# Bought a new smart TV from Harvey Norman was fixed twice in 5 months



## athene_niu (28 Nov 2013)

I've bought a new LG smart TV from _Harvey Norman around end of June_, which cost 1400 euro.
I just watched a few times, and it had a problem with the HDMI plugin on Oct, after contact Harvey Norman,they got it fixed, but after one month, the TV got new issue, I can't turn on the TV. 
I feel very bad, is anything I can do to get a new TV , or where I can make a complain about it ?
Also they agreed to give a free smart TV remote controller. But it has been half year, I haven't received it yet.


----------



## Sandals (28 Nov 2013)

athene_niu said:


> I feel very bad,



Yes it is terrible when some thing you bought doesnt work but i would feeling ticked off to be honest and demand my rights.
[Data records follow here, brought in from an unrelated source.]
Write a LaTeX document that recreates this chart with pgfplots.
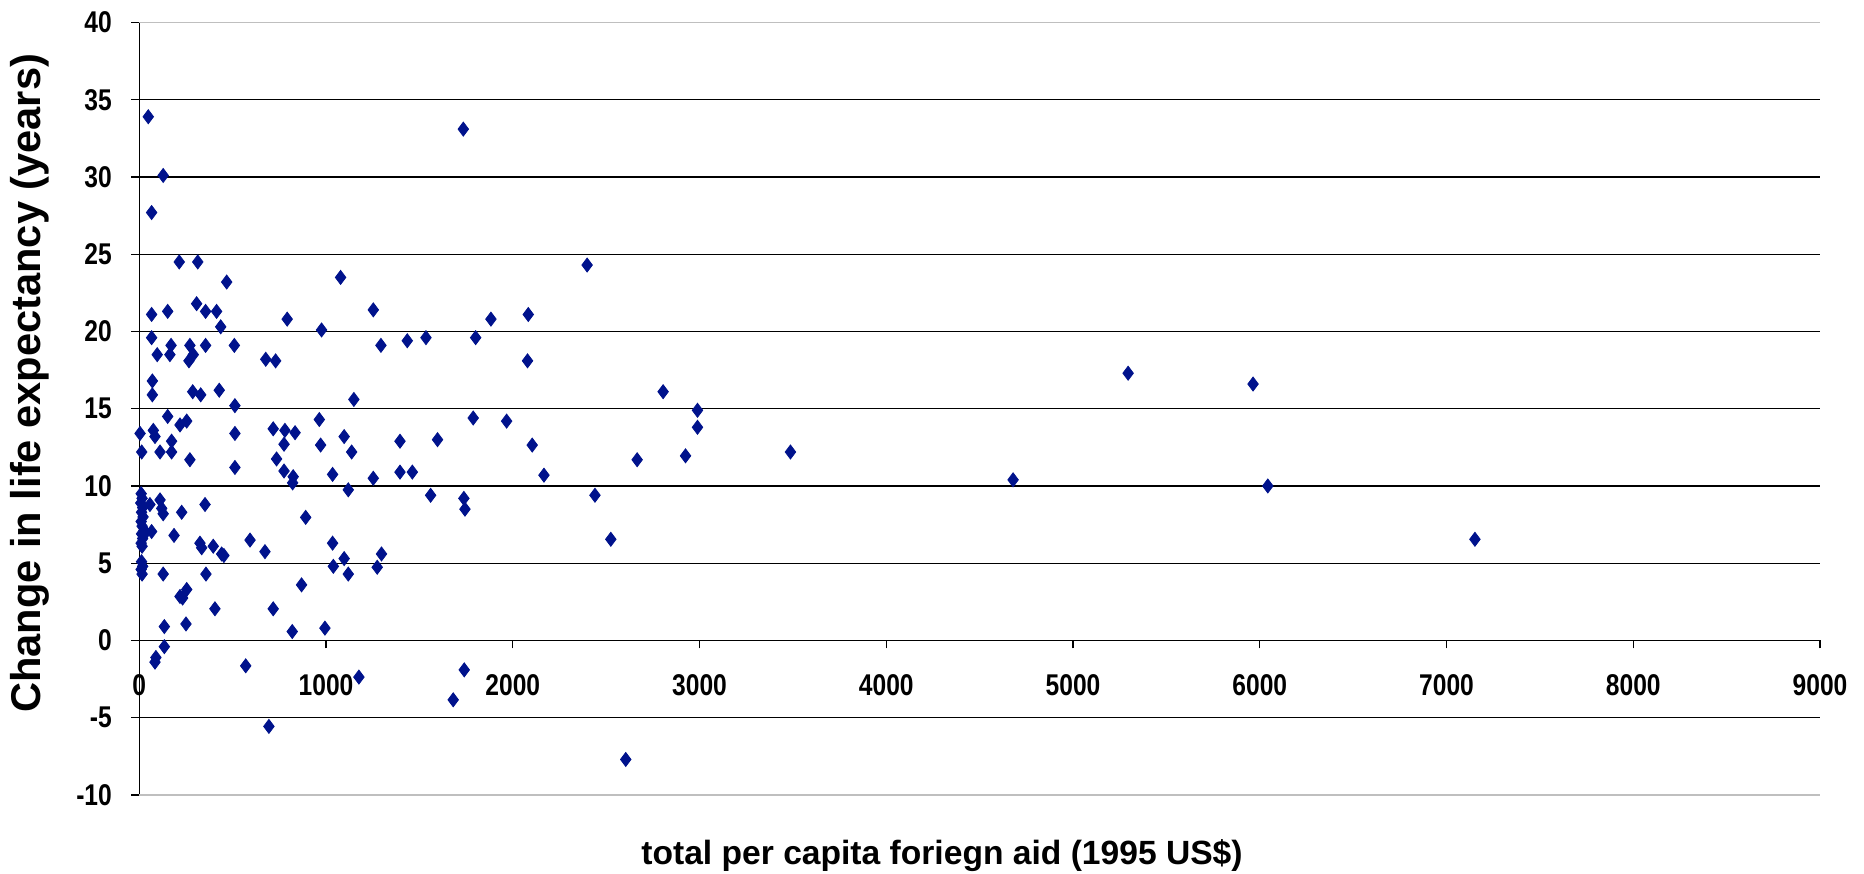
\documentclass[border=0pt]{standalone}
\usepackage{fontspec}
\setmainfont{Liberation Sans}
\newfontfamily\tickfont{Liberation Sans}[FakeStretch=0.82]
\usepackage{pgfplots}
\pgfplotsset{compat=1.18}
\definecolor{navy}{RGB}{0,18,140}

\begin{document}
\begin{tikzpicture}
\begin{axis}[
    scale only axis,
    width=840.35pt,
    height=386.25pt,
    xmin=0, xmax=9000,
    ymin=-10, ymax=40,
    axis x line=middle,
    axis y line=left,
    axis line style={-, black, line width=0.7pt},
    hide obscured x ticks=false,
    hide obscured y ticks=false,
    xtick={0,1000,...,9000},
    ytick={-5,0,...,35},
    extra y ticks={-10,40},
    extra y tick style={grid style={black!25, line width=0.8pt}},
    ymajorgrids,
    grid style={black, line width=0.6pt},
    tick align=outside,
    major tick length=4pt,
    tick style={black, line width=0.6pt},
    scaled x ticks=false,
    /pgf/number format/assume math mode=true,
    /pgf/number format/set thousands separator={},
    ticklabel style={font=\tickfont\bfseries\fontsize{15}{17}\selectfont},
    xticklabel style={anchor=north, yshift=-9.7pt},
    yticklabel style={anchor=east, xshift=-6.2pt},
    xlabel={total per capita foriegn aid (1995 US\$)},
    ylabel={Change in life expectancy (years)},
    xlabel style={font=\bfseries\fontsize{16.8}{19}\selectfont,
        at={(axis description cs:0.4776,0)}, anchor=center, yshift=-30.5pt},
    ylabel style={font=\bfseries\fontsize{20.8}{23}\selectfont,
        at={(axis description cs:-0.0649,0.533)}, anchor=center},
]
\addplot[only marks, mark=diamond*, mark size=3.5pt,
    mark options={fill=navy, draw=navy}] coordinates {
    % near zero
    (48,33.9) (128,30.1) (66,27.7) (66,21.1) (152,21.3) (66,19.6)
    (96,18.5) (170,19.1) (164,18.5) (70,16.8) (70,15.9) (152,14.5)
    (4,13.4) (75,13.6) (84,13.2) (13,12.2) (111,12.2) (173,12.2)
    (173,12.9) (57,8.8) (111,9.1) (120,8.55) (128,8.2) (66,7.05)
    (186,6.8) (128,4.3) (134,0.9) (134,-0.4) (89,-1.1) (84,-1.4)
    (10,9.5) (15,9.2) (8,8.9) (18,8.6) (12,8.3) (20,8.0) (10,7.7)
    (15,7.4) (25,7.1) (35,7.0) (12,6.9) (18,6.6) (10,6.3) (15,6.1)
    (12,5.1) (18,4.8) (10,4.6) (15,4.3)
    % 200 to 1000
    (214,24.5) (313,24.5) (468,23.2) (307,21.8) (355,21.3) (414,21.3)
    (436,20.3) (792,20.8) (976,20.1) (271,19.1) (289,18.5) (266,18.1)
    (355,19.1) (509,19.1) (677,18.2) (730,18.1) (286,16.1) (329,15.9)
    (428,16.2) (512,15.2) (218,13.95) (254,14.2) (271,11.7) (512,13.4)
    (512,11.2) (717,13.7) (780,13.6) (834,13.45) (775,12.7) (735,11.75)
    (775,10.97) (824,10.6) (821,10.2) (964,14.3) (971,12.65) (227,8.3)
    (352,8.8) (325,6.3) (334,6.0) (396,6.1) (441,5.6) (453,5.5)
    (593,6.5) (673,5.75) (891,7.97) (357,4.3) (869,3.6) (218,2.85)
    (254,3.3) (232,2.75) (405,2.05) (717,2.05) (250,1.07) (819,0.58)
    (994,0.8) (570,-1.64) (694,-5.56)
    % 1000 to 2500
    (1078,23.5) (1735,33.1) (2398,24.3) (1253,21.4) (1883,20.8) (2083,21.1)
    (1294,19.1) (1435,19.4) (1535,19.6) (1801,19.6) (2079,18.1) (1149,15.6)
    (1788,14.4) (1967,14.2) (1097,13.2) (1137,12.2) (1035,10.75) (1119,9.75)
    (1253,10.5) (1396,12.9) (1396,10.9) (1462,10.9) (1597,13.0) (1560,9.4)
    (1738,9.2) (1744,8.5) (2104,12.65) (2167,10.7) (2440,9.4) (1035,6.3)
    (1097,5.3) (1039,4.8) (1119,4.3) (1297,5.6) (1274,4.74) (1176,-2.37)
    (1740,-1.9) (1681,-3.84)
    % above 2500
    (2525,6.55) (2605,-7.7) (2666,11.7) (2805,16.1) (2925,11.95) (2989,14.9)
    (2989,13.8) (3487,12.2) (4679,10.4) (5295,17.3) (5964,16.6) (6043,10.0)
    (7152,6.55)
};
\end{axis}
\pgfresetboundingbox
\useasboundingbox ([shift={(-69.65pt,-39.5pt)}]current axis.south west)
    rectangle ([shift={(22pt,11.25pt)}]current axis.north east);
\end{tikzpicture}
\end{document}
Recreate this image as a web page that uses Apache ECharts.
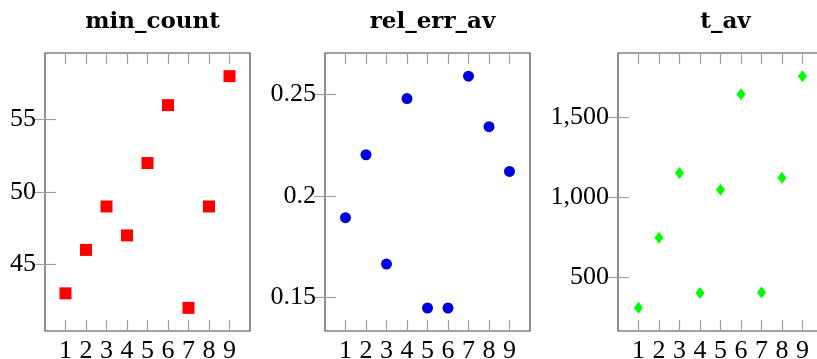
<!DOCTYPE html>
<html>
<head>
<meta charset="utf-8">
<script src="https://cdn.jsdelivr.net/npm/echarts@6/dist/echarts.min.js"></script>
<style>
  html, body { margin: 0; padding: 0; background: #fff; }
  #chart-container { width: 817px; height: 359px; }
</style>
</head>
<body>
<div id="chart-container"></div>
<script>
// run index on x, same for all three panels
const runs = [1, 2, 3, 4, 5, 6, 7, 8, 9];

const minCount = [43, 46, 49, 47, 52, 56, 42, 49, 58];
const relErrAv = [0.1893, 0.2202, 0.1665, 0.2478, 0.1449, 0.1449, 0.2588, 0.234, 0.212];
const tAv = [310, 747, 1152, 402, 1048, 1644, 406, 1123, 1757];

const panelTitles = ['min_count', 'rel_err_av', 't_av'];
const yTicks = [[45, 50, 55], [0.15, 0.2, 0.25], [500, 1000, 1500]];
const yTickLabels = [['45', '50', '55'], ['0.15', '0.2', '0.25'], ['500', '1,000', '1,500']];
const yRanges = [[40.4, 59.6], [0.1336, 0.2702], [165, 1902]];

const gridLefts = [45, 325, 618];
const boxW = 205, boxH = 278, boxTop = 53;

const tickFont = { fontFamily: 'Liberation Serif', fontSize: 26, color: '#000' };
const tickLine = { lineStyle: { color: '#a0a0a0', width: 1.2 } };

let myChart = echarts.init(document.getElementById('chart-container'));

const grids = [], xAxes = [], yAxes = [], titles = [], series = [];

gridLefts.forEach((left, i) => {
	grids.push({
		left: left, top: boxTop, width: boxW, height: boxH,
		outerBoundsMode: 'none', containLabel: false,
		show: true, borderColor: '#444', borderWidth: 1.2, backgroundColor: 'transparent'
	});
	titles.push({
		text: panelTitles[i],
		left: left + boxW / 2,
		top: 6,
		textAlign: 'center',
		textStyle: { fontFamily: 'DejaVu Serif', fontWeight: 'bold', fontSize: 23, color: '#000' }
	});
	// bottom and top x axes (pgfplots box has ticks on both sides)
	['bottom', 'top'].forEach((pos, k) => {
		xAxes.push({
			type: 'value', gridIndex: i, position: pos, min: 0, max: 10,
			axisLine: { show: false },
			splitLine: { show: false },
			axisTick: { show: true, inside: true, length: 11, customValues: runs, ...tickLine },
			axisLabel: k === 0
				? { show: true, customValues: runs, margin: 7, ...tickFont }
				: { show: false }
		});
	});
	['left', 'right'].forEach((pos, k) => {
		yAxes.push({
			type: 'value', gridIndex: i, position: pos,
			min: yRanges[i][0], max: yRanges[i][1],
			axisLine: { show: false },
			splitLine: { show: false },
			axisTick: { show: true, inside: true, length: 11, customValues: yTicks[i], ...tickLine },
			axisLabel: k === 0
				? {
					show: true, customValues: yTicks[i], margin: 9, ...tickFont,
					formatter: v => {
						const idx = yTicks[i].findIndex(t => Math.abs(t - v) < 1e-9);
						return idx >= 0 ? yTickLabels[i][idx] : '';
					}
				}
				: { show: false }
		});
	});
});

const pairs = (ys) => runs.map((x, j) => [x, ys[j]]);

series.push({
	type: 'scatter', xAxisIndex: 0, yAxisIndex: 0, data: pairs(minCount),
	symbol: 'rect', symbolSize: 12, itemStyle: { color: '#ff0000', opacity: 1 }
});
series.push({
	type: 'scatter', xAxisIndex: 2, yAxisIndex: 2, data: pairs(relErrAv),
	symbol: 'circle', symbolSize: 11, itemStyle: { color: '#0000dd', opacity: 1 }
});
series.push({
	type: 'scatter', xAxisIndex: 4, yAxisIndex: 4, data: pairs(tAv),
	symbol: 'diamond', symbolSize: [9, 12], itemStyle: { color: '#00ff00', opacity: 1 }
});

var option = {
	animation: false,
	title: titles,
	grid: grids,
	xAxis: xAxes,
	yAxis: yAxes,
	series: series
};

myChart.setOption(option);
</script>
</body>
</html>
Id go back to Harvey Norman and ask to speak to a manager and demand a new one, perhaps with some goodwill thrown in as this situation is unacceptable. bring all your proof/dates etc with you but let them out of your hand!!! Read up on your rights as a consumer before you go into the shop preparing yourself.


----------



## Woodie (29 Nov 2013)

The product is obviously defective and not up to the purpose for which you purchased it.  You need to be a little assertive (without being nasty) and demand a resolution.  I have personally found Harvey Norman excellent to buy and negotiate with so I would be positive for a good result.   
As a side issue, I too bought an LG TV a couple of years ago, standard TV speakers were terrible and were unusable after a very short time.  I use a different sound output system so I was not bothered day to day, but I will never buy LG again as this is third and last defective product I bought from this manufacturer.


----------